Maior produtor de equipamentos de saúde
O chefe da Câmara de Comércio e Indústria Brasil China afirmou que o país asiático, além de ser o maior parceiro comercial do Brasil, é responsável por produzir mais de 90% dos equipamentos de saúde em escala global. Ou seja, para realizar investimentos a fim dea melhorar a estrutura de combate ao coronavírus no Brasil, Bolsonaro dependeria de uma boa relação com os chineses.
“Nessa guerra atual contra o vírus, o mundo inteiro depende da China. Os Estados Unidos, por exemplo, mandaram aviões para buscar ventiladores. Mesmo que se decida por produzir localmente equipamentos fundamentais para enfrentar o coronavírus, como os respiradores, as peças e componentes de produção vêm da China também.”
Charles Andrew Tang ressaltou a importâcia da experiência chinesa no combate ao coronavírus. “A epidemia foi derrotada na China em quatro meses. Não é hora de países ficarem trocando acusações. Não é o momento mais inteligente para criar problemas uns contra os outros, e sim estarmos juntos contra um inimigo em comum”, disse.
Ele afirmou ainda esperar do Brasil uma atitude mais firme no sentido de apaziguar a relação – assim como embaixador da China no Brasil, Yang Wanming, que escreveu no Twitter que aguarda uma declaração oficial do governo brasileiro em relação à atitude de Weintraub.
Eduardo Bolsonaro e o Partido Comunista
Os ataques de Weintraub não foram a primeira “ferida” causada por atitudes de personagens ligados ao governo. Filho do presidente, o deputado federal Eduardo Bolsonaro (PSL-SP), por exemplo, chegou a dizer que a culpa pela pandemia era do Partido Comunista Chinês.
O gesto foi rebatido pelo embaixador da China no Brasil, Yang Wanming, que considerou as declarações do parlamentar um “insulto” capaz de “ferir a relação amistosa” entre os dois países.
Coube ao pai de Eduardo apagar o incêndio. Bolsonaro ligou para o chefe de estado chinês, Xi Jinping, para se desculpar e buscar um alinhamento no combate ao covid-19.

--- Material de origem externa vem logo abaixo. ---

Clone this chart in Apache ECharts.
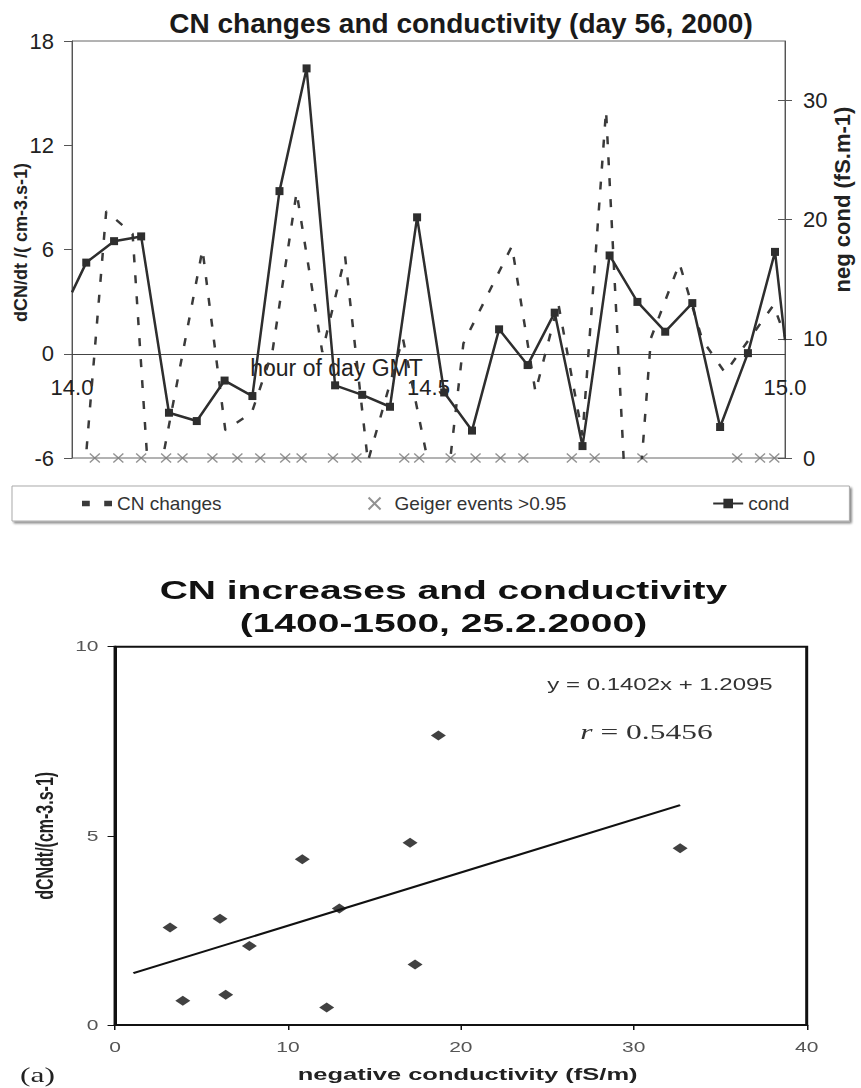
<!DOCTYPE html>
<html>
<head>
<meta charset="utf-8">
<script src="https://cdn.jsdelivr.net/npm/echarts@6/dist/echarts.min.js"></script>
<style>
  html, body { margin: 0; padding: 0; background: #fff; }
  #topChart { position: absolute; left: 0; top: 0; width: 861px; height: 540px; }
  /* the scanned lower panel is stretched sideways, so draw it narrow and stretch it */
  #scatterChart { position: absolute; left: 0; top: 540px; width: 574px; height: 548px;
                  transform: scaleX(1.5); transform-origin: 0 0; }
</style>
</head>
<body>
<div id="topChart"></div>
<div id="scatterChart"></div>
<script>
// ---- time series, day 56 2000 (hours GMT) ----
var hourTicks = [14.0, 14.5, 15.0];
var condTicks = [0, 10, 20, 30];

var cnTimes = [14.018, 14.048, 14.085, 14.111, 14.183, 14.215, 14.252, 14.281, 14.315, 14.351,
               14.383, 14.415, 14.464, 14.519, 14.549, 14.617, 14.650, 14.682, 14.716, 14.749,
               14.784, 14.812, 14.852, 14.884, 14.916, 14.984, 15.0];
var cnValues = [-6.7, 8.2, 6.9, -9.5, 6.0, -4.4, -3.4, 0.1, 9.3, 0.1,
                5.6, -6.2, 0.9, -10.2, 0.6, 6.2, -2.2, 2.9, -4.7, 14.0,
                -14.4, 0.9, 5.2, 0.8, -1.1, 2.8, 1.0];

var condTimes = [14.0, 14.020, 14.059, 14.097, 14.136, 14.175, 14.214, 14.253, 14.291, 14.329,
                 14.369, 14.407, 14.446, 14.484, 14.522, 14.561, 14.599, 14.639, 14.677, 14.716,
                 14.754, 14.793, 14.832, 14.870, 14.909, 14.948, 14.986, 15.0];
var condValues = [13.9, 16.4, 18.2, 18.6, 3.8, 3.1, 6.5, 5.2, 22.4, 32.7,
                  6.1, 5.3, 4.3, 20.2, 5.5, 2.3, 10.8, 7.8, 12.2, 1.0,
                  17.0, 13.1, 10.6, 13.0, 2.6, 8.8, 17.3, 9.9];

var geigerTimes = [14.032, 14.065, 14.097, 14.132, 14.155, 14.197, 14.232, 14.264, 14.299, 14.322,
                   14.366, 14.399, 14.466, 14.487, 14.531, 14.566, 14.601, 14.633, 14.701, 14.733,
                   14.800, 14.933, 14.965, 14.985];
var geigerLevel = 0;

// ---- scatter, 1400-1500 25.2.2000 ----
var negCond = [3.18, 3.92, 6.07, 6.40, 7.77, 10.83, 12.24, 12.97, 17.06, 17.35, 18.70, 32.68];
var cnIncrease = [2.58, 0.64, 2.81, 0.80, 2.09, 4.38, 0.46, 3.08, 4.82, 1.60, 7.65, 4.67];
var trendX = [1.06, 32.68];
var trendY = [1.37, 5.81];

var FONT = 'Liberation Sans';
var SERIF = 'Liberation Serif';
var crossPath = 'path://M0,0L10,10M10,0L0,10';
var twoDashPath = 'path://M0,0H7V5H0Z M20,0H27V5H20Z';

var topChart = echarts.init(document.getElementById('topChart'), null, { renderer: 'svg' });

var condData = condTimes.map(function (t, i) {
  var item = { value: [t, condValues[i]] };
  if (i === 0 || i === condTimes.length - 1) item.symbol = 'none'; // line runs on past the frame
  return item;
});

var topOption = {
  animation: false,
  textStyle: { fontFamily: FONT },
  title: {
    text: 'CN changes and conductivity (day 56, 2000)',
    left: 461, top: 9, padding: 0, textAlign: 'center',
    textStyle: { fontSize: 28, fontWeight: 'bold', color: '#1a1a1a', fontFamily: FONT }
  },
  grid: { left: 72, top: 41, width: 718, height: 417, show: true, borderColor: '#666', borderWidth: 1 },
  xAxis: {
    type: 'value', min: 14, max: 15, interval: 0.5,
    offset: -104, // axis sits on the zero of the left scale
    axisLine: { onZero: false, lineStyle: { color: '#444', width: 1 } },
    axisTick: { show: false },
    splitLine: { show: false },
    axisLabel: { fontSize: 22, color: '#222', margin: 22, customValues: hourTicks,
                 formatter: function (v) { return v.toFixed(1); } },
    name: 'hour of day GMT', nameLocation: 'middle', nameGap: 2, nameMoveOverlap: false,
    nameTextStyle: { fontSize: 23, color: '#222', padding: [0, 184, 0, 0] }
  },
  yAxis: [
    {
      type: 'value', min: -6, max: 18, interval: 6, position: 'left',
      axisLine: { show: true, lineStyle: { color: '#555' } },
      axisTick: { show: true, length: 8, lineStyle: { color: '#555' } },
      axisLabel: { fontSize: 22, color: '#222', margin: 18 },
      splitLine: { show: false },
      name: 'dCN/dt /( cm-3.s-1)', nameLocation: 'middle', nameGap: 42, nameMoveOverlap: false,
      nameTextStyle: { fontSize: 18, fontWeight: 'bold', color: '#222', padding: [0, 0, 0, 14] }
    },
    {
      type: 'value', min: 0, max: 35, position: 'right',
      axisLine: { show: true, lineStyle: { color: '#555' } },
      axisTick: { show: true, length: 7, customValues: condTicks, lineStyle: { color: '#555' } },
      axisLabel: { fontSize: 22, color: '#222', margin: 18, customValues: condTicks },
      splitLine: { show: false },
      name: 'neg cond (fS.m-1)', nameLocation: 'middle', nameGap: 46, nameMoveOverlap: false,
      nameTextStyle: { fontSize: 22, fontWeight: 'bold', color: '#222', padding: [0, 0, 0, 100] }
    },
    {
      // inner half of the crossing ticks on the right axis
      type: 'value', min: 0, max: 35, position: 'right',
      axisLine: { show: false },
      axisTick: { show: true, inside: true, length: 7, customValues: condTicks, lineStyle: { color: '#555' } },
      axisLabel: { show: false },
      splitLine: { show: false }
    }
  ],
  legend: {
    left: 12, top: 486,
    padding: [8, 60, 8, 70],
    itemGap: 146, itemWidth: 30, itemHeight: 12,
    textStyle: { fontSize: 19, color: '#333', fontFamily: FONT },
    borderColor: '#aaa', borderWidth: 1, backgroundColor: '#fff',
    shadowColor: 'rgba(0,0,0,0.45)', shadowOffsetX: 2, shadowOffsetY: 2, shadowBlur: 2,
    data: [
      { name: 'CN changes', icon: twoDashPath },
      { name: 'Geiger events >0.95' },
      { name: 'cond' }
    ]
  },
  series: [
    {
      name: 'CN changes', type: 'line', yAxisIndex: 0,
      data: cnTimes.map(function (t, i) { return [t, cnValues[i]]; }),
      symbol: 'none',
      lineStyle: { color: '#3a3a3a', width: 2.5, type: [8, 13] },
      itemStyle: { color: '#3a3a3a' }
    },
    {
      name: 'Geiger events >0.95', type: 'scatter', yAxisIndex: 1, clip: false,
      data: geigerTimes.map(function (t) { return [t, geigerLevel]; }),
      symbol: crossPath, symbolSize: [10, 9],
      itemStyle: { color: '#777', borderColor: '#777', borderWidth: 1.3 }
    },
    {
      name: 'cond', type: 'line', yAxisIndex: 1,
      data: condData,
      symbol: 'rect', symbolSize: 8, showAllSymbol: true,
      lineStyle: { color: '#2e2e2e', width: 2.5 },
      itemStyle: { color: '#2e2e2e' }
    }
  ]
};
topChart.setOption(topOption);

// ---- lower panel ----
var scatterChart = echarts.init(document.getElementById('scatterChart'), null, { renderer: 'svg' });

var scatterOption = {
  animation: false,
  textStyle: { fontFamily: FONT },
  title: [
    {
      text: 'CN increases and conductivity\n(1400-1500, 25.2.2000)',
      left: 295.6, top: 33, padding: 0, textAlign: 'center',
      textStyle: { fontSize: 26, fontWeight: 'bold', lineHeight: 33, color: '#111', fontFamily: FONT }
    },
    {
      text: 'y = 0.1402x + 1.2095',
      left: 440, top: 137, padding: 0, textAlign: 'center',
      textStyle: { fontSize: 16, fontWeight: 'normal', color: '#333', fontFamily: FONT }
    },
    {
      text: '{i|r} = 0.5456',
      left: 431, top: 181, padding: 0, textAlign: 'center',
      textStyle: {
        fontSize: 21, fontWeight: 'normal', color: '#333', fontFamily: SERIF,
        rich: { i: { fontSize: 21, fontStyle: 'italic', color: '#333', fontFamily: SERIF } }
      }
    },
    {
      text: '(a)',
      left: 25, top: 524, padding: 0, textAlign: 'center',
      textStyle: { fontSize: 21, fontWeight: 'normal', color: '#222', fontFamily: SERIF }
    }
  ],
  grid: { left: 76.7, top: 106.7, width: 461.1, height: 379.3, show: true, borderColor: '#111', borderWidth: 2 },
  xAxis: {
    type: 'value', min: 0, max: 40, interval: 10,
    axisLine: { onZero: false, lineStyle: { color: '#111', width: 2 } },
    axisTick: { show: true, length: 5, lineStyle: { color: '#111' } },
    axisLabel: { fontSize: 14, color: '#555', margin: 15 },
    splitLine: { show: false },
    name: 'negative conductivity (fS/m)', nameLocation: 'middle', nameGap: 41, nameMoveOverlap: false,
    nameTextStyle: { fontSize: 17, fontWeight: 'bold', color: '#222', padding: [0, 0, 0, 9] }
  },
  yAxis: {
    type: 'value', min: 0, max: 10, interval: 5,
    axisLine: { lineStyle: { color: '#111', width: 2 } },
    axisTick: { show: true, length: 5, lineStyle: { color: '#111' } },
    axisLabel: { fontSize: 14, color: '#555', margin: 11 },
    splitLine: { show: false },
    name: 'dCNdt/(cm-3.s-1)', nameLocation: 'middle', nameGap: 39, nameMoveOverlap: false,
    nameTextStyle: { fontSize: 16, fontWeight: 'bold', color: '#222' }
  },
  series: [
    {
      name: 'trend', type: 'line',
      data: trendX.map(function (x, i) { return [x, trendY[i]]; }),
      symbol: 'none',
      lineStyle: { color: '#111', width: 2 }
    },
    {
      name: 'CN increases', type: 'scatter',
      data: negCond.map(function (x, i) { return [x, cnIncrease[i]]; }),
      symbol: 'diamond', symbolSize: [10, 10],
      itemStyle: { color: '#111' }
    }
  ]
};
scatterChart.setOption(scatterOption);

window.addEventListener('resize', function () {
  topChart.resize();
  scatterChart.resize();
});
</script>
</body>
</html>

“Não acho que seja uma política oficial do governo, tanto que Bolsonaro, da última vez que teve um problema sério, ligou para o Jinping e esse telefone, essa conversa entre os dois, deixou o problema ultrapassado. Mas é claro que toda ferida machuca, e o acúmulo de feridas pode provocar um machucado grave para o Brasil”, afirmou Tang.
O empresário lembrou ainda que a China teve uma participação fundamental na economia brasileira nos últimos anos. “Não só a China é o maior parceiro comercial do Brasil, como tem ajudado demais no passado e no presente. Na pior fase da crise econômica brasileira, há três ou quatro anos, a China ajudou com investimentos de infraestrutura. Do fundo criado com a ajuda da China, R$ 15 bilhões dos R$ 20 bilhões eram de investimentos chineses.”
Segundo ele, “quando a Petrobras estava no fundo do poço, a China emprestou mais de R$ 15 bilhões e ajudou o país a sair mais cedo da crise. Foi assim que centenas de milhares de brasileiros mantiveram seus empregos.”
‘Insanidade e irresponsabilidade’
O deputado federal Fausto Pinato (PP-SP), presidente da Comissão de Agricultura, Pecuária, Abastecimento e Desenvolvimento Rural da Câmara dos Deputados, afirmou que a postura de Weintraub no enfrentamento com a China pode comprometer parcerias do agronegócio com o país asiático.
“Poderemos em breve ter comprometidas as parcerias do agronegócio com o Brasil, favorecendo outros países”, afirmou Pinato. “Isso beira a insanidade e a irresponsabilidade com o setor do agronegócio.”
Setor produtivo se diz despreocupado
Já o presidente da Aprosoja Brasil (Associação Brasileira de Produtores de Soja), Bartolomeu Braz Pereira, disse que não há “preocupação” do setor com um eventual estremecimento nas relações diplomáticas com a China.
“Não vejo nenhuma situação que venha a afetar o mercado de uma maneira ou outra”, afirmou Pereira, sobre os últimos acontecimentos diplomáticos.
Segundo ele, a capacidade de exportação de soja dos Estados Unidos não é suficiente para que a China substitua o fornecimento brasileiro do grão pelo americano.
“Nós continuaremos sendo um grande produtor mundial de soja”, disse Pereira. “Nossa expectativa é aumentar a exportação em 10% para a China nessa safra.”